_WRITTEN PROBLEM:_
Copy every line of the data that contains the string "LaTeX".

=====

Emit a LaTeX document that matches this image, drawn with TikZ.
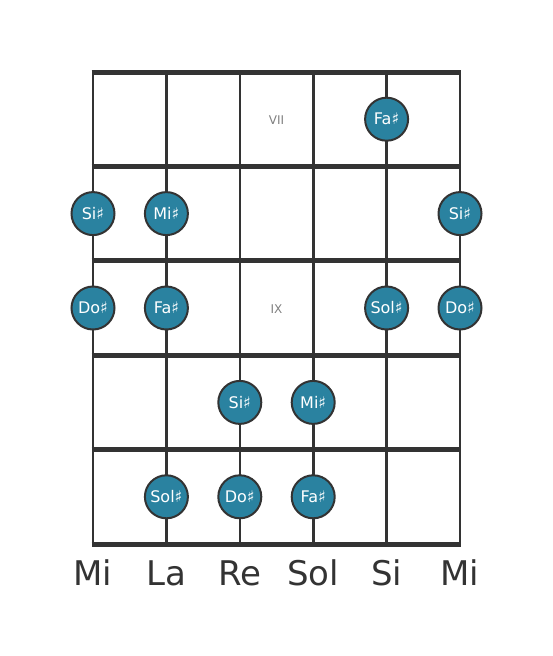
\documentclass[tikz,border=0pt]{standalone}
\usepackage{fontspec}
\setmainfont{DejaVu Sans}
\definecolor{notefill}{RGB}{42,130,160}
\definecolor{gridline}{RGB}{51,51,51}

\begin{document}
\begin{tikzpicture}[x=1pt, y=-1pt,
    fretline/.style = {draw=gridline, line width=5pt},
    stringline/.style = {draw=gridline, line width=2.6pt},
    note/.style = {circle, draw=gridline, line width=2pt, fill=notefill, minimum size=43pt, inner sep=0pt, text=white, font=\fontsize{16}{16}\selectfont},
    fretnum/.style = {text=gray, font=\fontsize{12}{12}\selectfont},
    stringname/.style = {text=gridline, font=\fontsize{34}{34}\selectfont}]
    \useasboundingbox (0,0) rectangle (553,656);
    % strings
    \foreach \name [count=\i from 0] in {Mi,La,Re,Sol,Si,Mi} {
        \coordinate (top\i) at ({93+73.4*\i},72);
        \coordinate (bot\i) at ({93+73.4*\i},544);
        \draw[stringline] (top\i) -- (bot\i);
        \node[stringname] (name\i) at ({93+73.4*\i},573) {\name};
    }
    % frets
    \foreach \f in {0,...,5} {
        \coordinate (left\f) at (91.7,{72+94.4*\f});
        \coordinate (right\f) at (461.3,{72+94.4*\f});
        \draw[fretline] (left\f) -- (right\f);
    }
    \node[fretnum] (vii) at (276.5,120) {VII};
    \node[fretnum] (ix) at (276.5,309) {IX};
    % notes: string/fret/name
    \foreach \s/\f/\t in {4/0/Fa, 0/1/Si, 1/1/Mi, 5/1/Si, 0/2/Do, 1/2/Fa, 4/2/Sol, 5/2/Do,
                          2/3/Si, 3/3/Mi, 1/4/Sol, 2/4/Do, 3/4/Fa} {
        \node[note] (n\s\f) at ({93+73.4*\s},{119.2+94.4*\f}) {\t♯};
    }
\end{tikzpicture}
\end{document}
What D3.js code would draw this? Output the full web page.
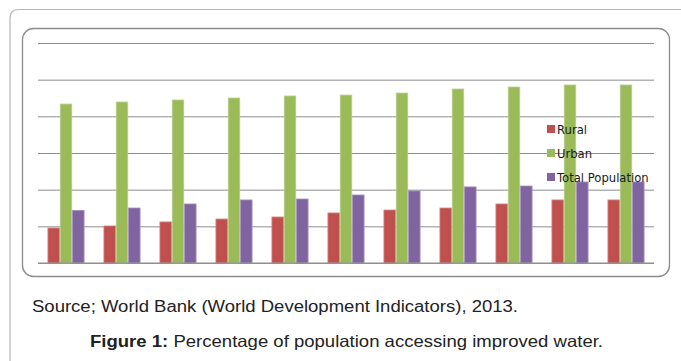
<!DOCTYPE html>
<html>
<head>
<meta charset="utf-8">
<script src="https://cdn.jsdelivr.net/npm/d3@7"></script>
<style>
  body { margin: 0; background: #fff; }
  svg { display: block; }
</style>
</head>
<body>
<script>
// values (no axis labels are shown in the original)
var categories = ["1", "2", "3", "4", "5", "6", "7", "8", "9", "10", "11"];
var rural = [19.1, 20.2, 22.4, 24.0, 25.1, 27.3, 28.9, 30.0, 32.2, 34.4, 34.4];
var urban = [86.7, 87.8, 88.9, 90.0, 91.1, 91.6, 92.7, 94.9, 96.0, 97.1, 97.1];
var total = [28.7, 30.0, 32.2, 34.4, 34.9, 37.1, 39.3, 41.5, 42.0, 44.2, 44.2];
var yTicks = [0, 20, 40, 60, 80, 100, 120];
var seriesNames = ["Rural", "Urban", "Total Population"];
var seriesColors = ["#c0504d", "#9bbb59", "#8064a2"];
var seriesStroke = ["#d88583", "#b7cf8a", "#a391bd"];

function drawChart() {
    var W = 681, H = 361;
    var svg = d3.select("body").append("svg")
        .attr("width", W).attr("height", H);

    // outer frame (only top and left edges visible)
    svg.append("path")
        .attr("d", "M10,361 L10,18 Q10,9.5 18.5,9.5 L681,9.5")
        .attr("fill", "none")
        .attr("stroke", "#b4b4b4")
        .attr("stroke-width", 1.2);

    // chart area frame
    svg.append("rect")
        .attr("x", 22.5).attr("y", 28.5)
        .attr("width", 647).attr("height", 248)
        .attr("rx", 11).attr("ry", 11)
        .attr("fill", "#fff")
        .attr("stroke", "#8c8c8c")
        .attr("stroke-width", 1.3);

    var plotLeft = 38, plotRight = 654, plotTop = 43, plotBottom = 263;

    var x0 = d3.scaleBand()
        .domain(categories)
        .range([plotLeft, plotRight])
        .paddingInner(0.34)
        .paddingOuter(0.17);

    var x1 = d3.scaleBand()
        .domain(seriesNames)
        .range([0, x0.bandwidth()]);

    var y = d3.scaleLinear()
        .domain([0, 120])
        .range([plotBottom, plotTop]);

    // gridlines
    var yAxis = d3.axisLeft(y)
        .tickValues(yTicks)
        .tickSize(-(plotRight - plotLeft))
        .tickFormat("");

    var grid = svg.append("g")
        .attr("transform", "translate(" + plotLeft + ",0)")
        .call(yAxis);
    grid.select(".domain").remove();
    grid.selectAll(".tick line")
        .attr("stroke", "#8e8e8e")
        .attr("stroke-width", 1);

    var data = categories.map(function(c, i) {
        return { cat: c, vals: [rural[i], urban[i], total[i]] };
    });

    var groups = svg.append("g").selectAll("g")
        .data(data)
        .enter().append("g")
        .attr("transform", function(d) { return "translate(" + x0(d.cat) + ",0)"; });

    groups.selectAll("rect")
        .data(function(d) { return d.vals.map(function(v, k) { return { k: k, v: v }; }); })
        .enter().append("rect")
        .attr("x", function(d) { return x1(seriesNames[d.k]) + 0.4; })
        .attr("y", function(d) { return y(d.v); })
        .attr("width", x1.bandwidth() - 0.8)
        .attr("height", function(d) { return y(0) - y(d.v); })
        .style("fill", function(d) { return seriesColors[d.k]; })
        .style("stroke", function(d) { return seriesStroke[d.k]; })
        .style("stroke-width", 0.8);

    // baseline drawn over the bars
    svg.append("line")
        .attr("x1", plotLeft).attr("x2", plotRight)
        .attr("y1", y(0)).attr("y2", y(0))
        .attr("stroke", "#8e8e8e");

    // legend
    var legend = svg.append("g")
        .attr("transform", "translate(547,125)");

    var item = legend.selectAll("g")
        .data(seriesNames)
        .enter().append("g")
        .attr("transform", function(d, i) { return "translate(0," + (i * 24) + ")"; });

    item.append("rect")
        .attr("width", 8).attr("height", 8)
        .style("fill", function(d, i) { return seriesColors[i]; });

    item.append("text")
        .attr("x", 10)
        .attr("y", 8.5)
        .style("font-family", "'DejaVu Sans', sans-serif")
        .style("font-size", "11.6px")
        .style("fill", "#1a1a1a")
        .text(function(d) { return d; });

    // source note and caption
    svg.append("text")
        .attr("x", 32)
        .attr("y", 311.5)
        .attr("textLength", 486)
        .attr("lengthAdjust", "spacingAndGlyphs")
        .style("font-family", "'Liberation Sans', Arial, sans-serif")
        .style("font-size", "16px")
        .style("fill", "#222")
        .text("Source; World Bank (World Development Indicators), 2013.");

    var cap = svg.append("text")
        .attr("x", 90)
        .attr("y", 347)
        .attr("textLength", 513)
        .attr("lengthAdjust", "spacingAndGlyphs")
        .style("font-family", "'Liberation Sans', Arial, sans-serif")
        .style("font-size", "16.5px")
        .style("fill", "#222");
    cap.append("tspan").style("font-weight", "bold").text("Figure 1:");
    cap.append("tspan").text(" Percentage of population accessing improved water.");
}

drawChart();
</script>
</body>
</html>
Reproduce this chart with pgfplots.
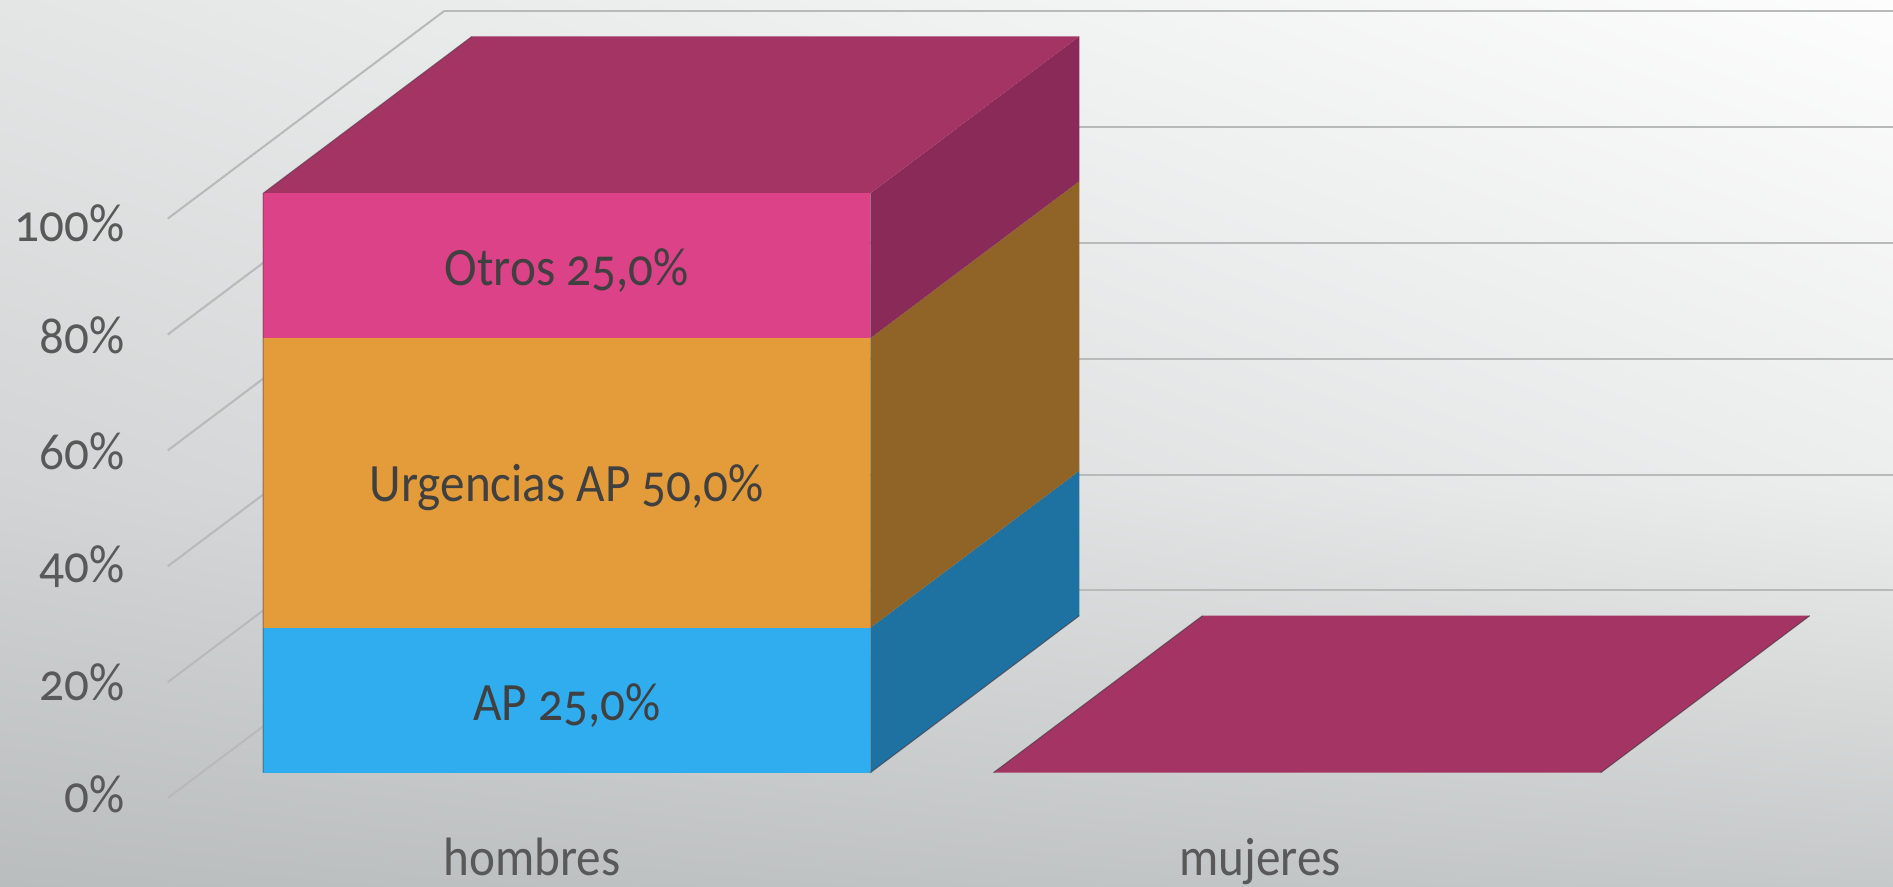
\documentclass[border=0pt]{standalone}
\usepackage{fontspec}
\setmainfont[Numbers=OldStyle,FakeStretch=0.91]{Carlito}
\usepackage{pgfplots}
\pgfplotsset{compat=1.18}
\usetikzlibrary{shadings}
\definecolor{pinkF}{HTML}{DB4288}
\definecolor{pinkS}{HTML}{8A2A59}
\definecolor{plumT}{HTML}{A33463}
\definecolor{oranF}{HTML}{E49C3B}
\definecolor{oranS}{HTML}{8F6426}
\definecolor{blueF}{HTML}{2FADEF}
\definecolor{blueS}{HTML}{1E72A2}
\definecolor{txtA}{HTML}{595959}
\definecolor{txtB}{HTML}{404040}
\definecolor{gridc}{HTML}{B8BABA}
\definecolor{bgTL}{HTML}{E4E6E6}
\definecolor{bgTR}{HTML}{FDFDFD}
\definecolor{bgML}{HTML}{D2D4D5}
\definecolor{bgMR}{HTML}{ECEDED}
\definecolor{bgBL}{HTML}{BABDBE}
\definecolor{bgBR}{HTML}{C6C9C9}
\definecolor{edgec}{HTML}{4A3A44}
\newcommand{\lblfont}{\fontsize{27}{27}\selectfont}
\begin{document}
\begin{tikzpicture}
\path[use as bounding box] (0pt,0pt) rectangle (946.5pt,443.5pt);
\clip (0pt,0pt) rectangle (946.5pt,443.5pt);
\shade[upper left=bgML, upper right=bgMR, lower left=bgBL, lower right=bgBR] (0pt,0pt) rectangle (946.5pt,200pt);
\shade[upper left=bgTL, upper right=bgTR, lower left=bgML, lower right=bgMR] (0pt,199.5pt) rectangle (946.5pt,443.5pt);
\begin{axis}[
  at={(83.9pt,44.5pt)}, anchor=origin,
  x={(365.2pt,0pt)}, y={(138.2pt,103.8pt)}, z={(0pt,2.897pt)},
  xmin=0, xmax=2, ymin=0, ymax=1, zmin=0, zmax=100,
  clip=false,
  axis line style={draw=none},
  major tick length=0pt,
  xtick={0.5,1.5}, xticklabels={hombres,mujeres},
  ytick=\empty,
  ztick={0,20,40,60,80,100},
  zticklabels={0\%,20\%,40\%,60\%,80\%,100\%},
  zmajorgrids=true,
  grid style={gridc, line width=1pt},
  tick label style={font=\lblfont, text=txtA},
  xticklabel style={xshift=6pt, yshift=-16.5pt},
  zticklabel style={xshift=-18pt, yshift=8pt},
]
% hombres: side faces, x = 0.9157, y from 0.122 to 0.878
\addplot3[fill=blueS, draw=none, mark=none] coordinates {(0.9157,0.122,0)(0.9157,0.878,0)(0.9157,0.878,25)(0.9157,0.122,25)} -- cycle;
\addplot3[fill=oranS, draw=none, mark=none] coordinates {(0.9157,0.122,25)(0.9157,0.878,25)(0.9157,0.878,75)(0.9157,0.122,75)} -- cycle;
\addplot3[fill=pinkS, draw=none, mark=none] coordinates {(0.9157,0.122,75)(0.9157,0.878,75)(0.9157,0.878,100)(0.9157,0.122,100)} -- cycle;
% hombres: top
\addplot3[fill=plumT, draw=none, mark=none] coordinates {(0.0843,0.122,100)(0.9157,0.122,100)(0.9157,0.878,100)(0.0843,0.878,100)} -- cycle;
% hombres: front faces
\addplot3[fill=blueF, draw=none, mark=none] coordinates {(0.0843,0.122,0)(0.9157,0.122,0)(0.9157,0.122,25)(0.0843,0.122,25)} -- cycle;
\addplot3[fill=oranF, draw=none, mark=none] coordinates {(0.0843,0.122,25)(0.9157,0.122,25)(0.9157,0.122,75)(0.0843,0.122,75)} -- cycle;
\addplot3[fill=pinkF, draw=none, mark=none] coordinates {(0.0843,0.122,75)(0.9157,0.122,75)(0.9157,0.122,100)(0.0843,0.122,100)} -- cycle;
% mujeres: empty column, only its top at 0
\addplot3[fill=plumT, draw=none, mark=none] coordinates {(1.0843,0.122,0)(1.9157,0.122,0)(1.9157,0.878,0)(1.0843,0.878,0)} -- cycle;
% thin dark edges
\addplot3[edgec, opacity=0.55, line width=0.5pt, mark=none] coordinates {(0.0843,0.122,0)(0.0843,0.122,100)(0.0843,0.878,100)};
\addplot3[edgec, opacity=0.7, line width=0.5pt, mark=none] coordinates {(0.9157,0.122,0)(0.9157,0.878,0)};
\addplot3[edgec, opacity=0.7, line width=0.5pt, mark=none] coordinates {(1.0843,0.122,0)(1.0843,0.878,0)};
\addplot3[edgec, opacity=0.7, line width=0.5pt, mark=none] coordinates {(1.9157,0.122,0)(1.9157,0.878,0)};
\node[font=\lblfont, text=txtB, yshift=-2.5pt] at (axis cs:0.5,0.122,12.5) {AP 25,0\%};
\node[font=\lblfont, text=txtB, yshift=-2.5pt] at (axis cs:0.5,0.122,50) {Urgencias AP 50,0\%};
\node[font=\lblfont, text=txtB, yshift=-2.5pt] at (axis cs:0.5,0.122,87.5) {Otros 25,0\%};
\end{axis}
\end{tikzpicture}
\end{document}
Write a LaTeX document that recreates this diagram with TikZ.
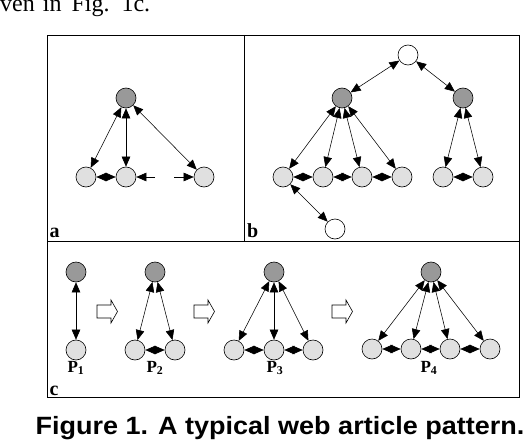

=====

_FULL OUTPUT:_
Emit a LaTeX document that matches this image, drawn with TikZ.
Write a LaTeX document that recreates this diagram with TikZ.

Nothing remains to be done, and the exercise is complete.